4. The Patriarchs are essentially legendary figures. Critics see Abraham, Jacob, Moses and the others as folk heroes, developed by people who needed to see their founding fathers as larger-than-life. Critics believe that the biblical stories of the Patriarchs actually tell us nothing about the Patriarchs themselves (including whether they actually existed). All that can be learned from the biblical accounts is what the times may have been like when the stories were first told, and what the composers of those stories thought life may have been like in earlier times.
Traditionalist Reactions to Higher Criticism. Traditionalists were initially caught unprepared by the critical onslaught of the late 1800s. At first, those loyal to the inspiration of scripture simply responded with vehement opposition to Critical views and denouncements of these new theories. This initial emotional reaction was followed in the mid and late Twentieth Century by more thoughtful scholarship, factual defense of the Bible and interaction with the views of critically-oriented academia.
Jewish Reaction. The more conservative groups within Judaism either defended the divine origins of scripture or took the approach that the origins of Scripture were irrelevant because the traditions have become a time-tested glue holding Jews together. The more liberal elements of Judaism have been influenced to large degree by Critical thought. Hence, they are freer to redefine traditional observance of the Law and accomodate the society around them.
Roman Catholic / Eastern Orthodox Reactions. The Vatican and the various Eastern Orthodox bodies have maintained their longstanding positions on the divine inspiration of scripture, though there is much internal debate on unofficial levels. The issue has not been quite as major among Roman Catholics or Orthodox as for Protestants, because both of these groups have other sources of divine authority besides the Bible. For example, both groups also accept the decisions of various ecumenical church councils on a par with the teachings of the Bible. Roman Catholics further accept the pronouncements of popes as binding.

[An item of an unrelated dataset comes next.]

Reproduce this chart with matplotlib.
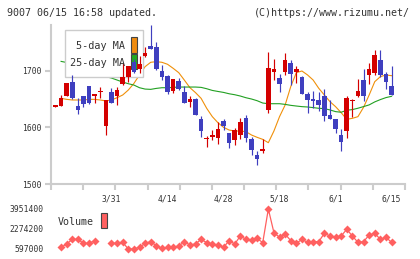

Protestants. Protestant Christianity has been deeply divided on the issues raised by Higher Criticism.
Fundamentalist groups have flatly denied the arguments of the Critics, refusing to become involved in academic debate and becoming increasingly isolated culturally.
Evangelicals have been more willing to dialog with the larger culture. They have attempted to defend scriptural inspiration and reliability based on the disciplines of textual criticism and manuscript study. Since the mid Twentieth Century, Evangelicals have entered the debate over the reliability of scripture with growing confidence. However, the ascendancy of postmodern thought in the years just prior to the dawn of the Twenty-first Century has changed the focus of the debate away from the factually-based defense which Evangelicals have labored so hard to assemble.
Modernists have attempted to accommodate Christian faith and doctrine to the viewpoints of academia and of the larger society. In doing so, they have become culturally mainstream, but have tended to lose some of their Christian distinctiveness. This trend is attested to by their dramatic losses in church membership, as people have either ceased to think of themselves as particularly Christian, or have migrated to churches which emphasize distinctive Christian teachings.
The increasing influence of Postmodernism is moving all of the parties in this controversy toward a larger debate over the nature of reality itself. It will be interesting to see how each of them.